WRITTEN REQUEST>
List all lines in the material below that contain "code".

## start DATA IN THIS EXERCISE

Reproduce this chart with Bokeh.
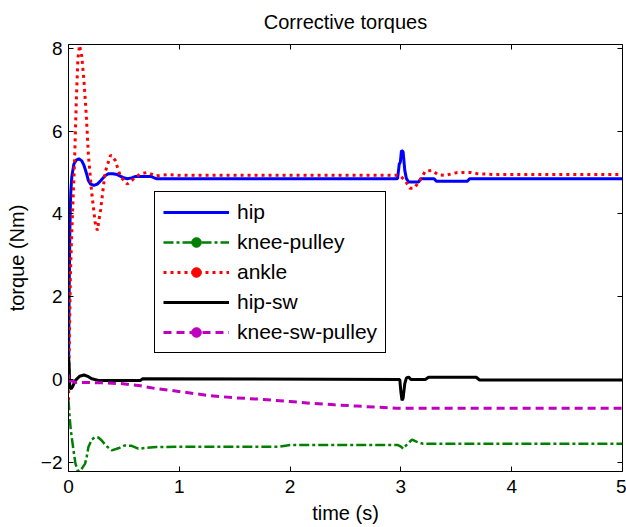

## end DATA IN THIS EXERCISE
## start DATA IN THIS EXERCISE

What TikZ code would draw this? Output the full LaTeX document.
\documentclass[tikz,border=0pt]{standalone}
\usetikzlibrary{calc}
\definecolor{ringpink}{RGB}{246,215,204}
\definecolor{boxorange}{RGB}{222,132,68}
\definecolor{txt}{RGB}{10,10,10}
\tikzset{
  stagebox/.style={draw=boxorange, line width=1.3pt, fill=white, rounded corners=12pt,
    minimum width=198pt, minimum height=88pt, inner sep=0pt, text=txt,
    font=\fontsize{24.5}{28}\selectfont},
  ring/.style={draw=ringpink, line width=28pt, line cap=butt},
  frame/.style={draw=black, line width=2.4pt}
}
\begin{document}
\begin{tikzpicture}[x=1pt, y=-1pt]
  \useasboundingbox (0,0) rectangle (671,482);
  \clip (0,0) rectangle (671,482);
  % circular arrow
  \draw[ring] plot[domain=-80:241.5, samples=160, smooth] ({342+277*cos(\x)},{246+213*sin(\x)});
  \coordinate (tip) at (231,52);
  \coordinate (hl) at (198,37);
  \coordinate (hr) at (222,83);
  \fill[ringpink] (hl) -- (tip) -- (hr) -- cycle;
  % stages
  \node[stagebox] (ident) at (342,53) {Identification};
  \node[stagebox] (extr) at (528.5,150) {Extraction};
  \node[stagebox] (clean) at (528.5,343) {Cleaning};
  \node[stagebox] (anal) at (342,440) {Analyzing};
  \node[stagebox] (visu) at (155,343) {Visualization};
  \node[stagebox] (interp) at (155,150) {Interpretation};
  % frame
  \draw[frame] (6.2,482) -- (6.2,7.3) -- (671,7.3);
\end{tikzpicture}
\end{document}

## end DATA IN THIS EXERCISE
## start DATA IN THIS EXERCISE

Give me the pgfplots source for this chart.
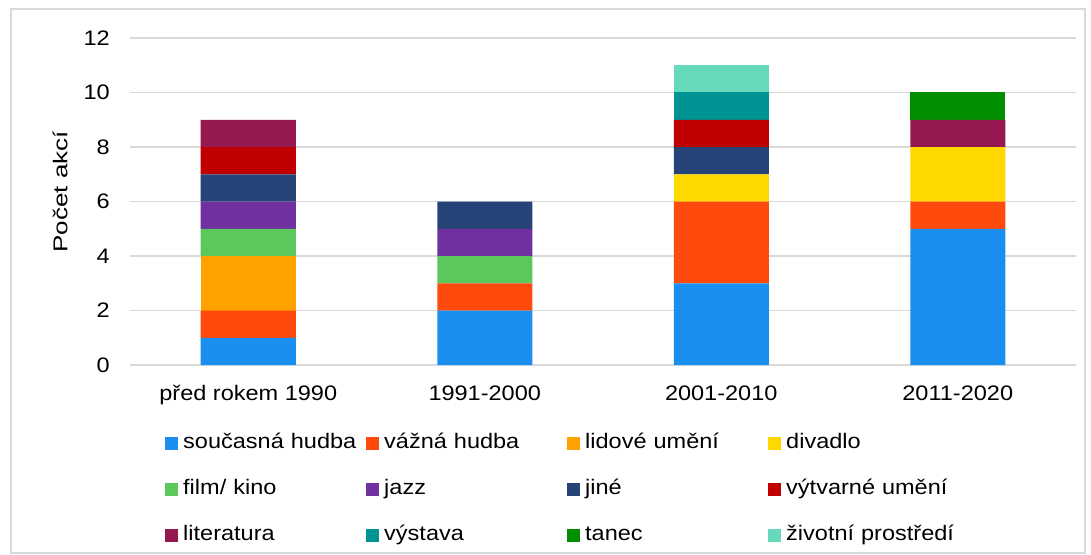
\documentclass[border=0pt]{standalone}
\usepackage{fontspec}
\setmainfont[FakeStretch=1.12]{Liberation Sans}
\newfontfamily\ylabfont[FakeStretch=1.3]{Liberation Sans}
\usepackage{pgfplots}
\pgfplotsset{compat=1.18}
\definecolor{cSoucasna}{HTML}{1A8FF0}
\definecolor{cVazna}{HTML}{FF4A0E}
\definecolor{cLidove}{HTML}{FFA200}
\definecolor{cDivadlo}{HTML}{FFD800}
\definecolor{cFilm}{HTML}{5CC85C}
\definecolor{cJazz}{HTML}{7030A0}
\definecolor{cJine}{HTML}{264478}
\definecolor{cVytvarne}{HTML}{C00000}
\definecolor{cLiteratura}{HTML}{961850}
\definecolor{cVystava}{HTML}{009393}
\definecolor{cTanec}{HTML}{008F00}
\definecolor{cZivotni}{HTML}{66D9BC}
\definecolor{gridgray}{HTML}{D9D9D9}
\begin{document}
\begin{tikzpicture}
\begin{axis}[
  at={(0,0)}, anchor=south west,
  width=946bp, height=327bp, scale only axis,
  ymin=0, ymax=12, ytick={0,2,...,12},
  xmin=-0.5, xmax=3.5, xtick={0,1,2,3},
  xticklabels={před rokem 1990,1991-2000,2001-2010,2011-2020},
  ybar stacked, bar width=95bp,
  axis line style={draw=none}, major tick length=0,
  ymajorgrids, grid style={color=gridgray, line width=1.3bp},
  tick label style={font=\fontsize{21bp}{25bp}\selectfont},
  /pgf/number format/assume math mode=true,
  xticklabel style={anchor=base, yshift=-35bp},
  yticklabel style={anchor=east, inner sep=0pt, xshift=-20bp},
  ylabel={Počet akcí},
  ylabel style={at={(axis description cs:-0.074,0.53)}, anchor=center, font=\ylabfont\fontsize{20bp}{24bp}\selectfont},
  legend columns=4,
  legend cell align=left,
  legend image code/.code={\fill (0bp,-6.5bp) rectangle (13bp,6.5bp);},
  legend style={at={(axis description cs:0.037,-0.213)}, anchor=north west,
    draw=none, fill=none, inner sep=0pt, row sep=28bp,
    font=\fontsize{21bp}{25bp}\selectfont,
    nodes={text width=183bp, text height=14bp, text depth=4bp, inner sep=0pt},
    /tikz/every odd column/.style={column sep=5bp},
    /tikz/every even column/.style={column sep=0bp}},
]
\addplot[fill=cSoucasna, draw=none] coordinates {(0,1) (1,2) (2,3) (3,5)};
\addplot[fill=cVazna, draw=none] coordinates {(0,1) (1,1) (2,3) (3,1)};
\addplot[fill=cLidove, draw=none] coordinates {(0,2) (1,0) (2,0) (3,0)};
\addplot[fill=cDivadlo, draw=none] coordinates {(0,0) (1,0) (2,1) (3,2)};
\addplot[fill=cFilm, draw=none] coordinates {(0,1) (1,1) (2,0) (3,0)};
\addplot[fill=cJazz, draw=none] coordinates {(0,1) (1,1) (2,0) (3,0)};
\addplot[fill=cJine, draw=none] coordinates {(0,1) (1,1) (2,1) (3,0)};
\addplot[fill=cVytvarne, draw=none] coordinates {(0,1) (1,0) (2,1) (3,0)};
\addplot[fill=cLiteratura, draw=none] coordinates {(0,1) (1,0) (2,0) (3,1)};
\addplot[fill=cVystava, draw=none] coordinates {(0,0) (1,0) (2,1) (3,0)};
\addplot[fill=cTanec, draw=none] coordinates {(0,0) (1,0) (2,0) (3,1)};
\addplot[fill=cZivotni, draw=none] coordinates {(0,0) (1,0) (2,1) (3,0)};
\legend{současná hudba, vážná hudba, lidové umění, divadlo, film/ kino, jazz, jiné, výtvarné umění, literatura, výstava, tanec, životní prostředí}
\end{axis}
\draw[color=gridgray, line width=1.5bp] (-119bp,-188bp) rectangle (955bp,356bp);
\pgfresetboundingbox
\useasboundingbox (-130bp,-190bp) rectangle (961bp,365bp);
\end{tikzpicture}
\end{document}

## end DATA IN THIS EXERCISE

COMPLETED EXERCISE>
What TikZ code would draw this? Output the full LaTeX document.
  legend image code/.code={\fill (0bp,-6.5bp) rectangle (13bp,6.5bp);},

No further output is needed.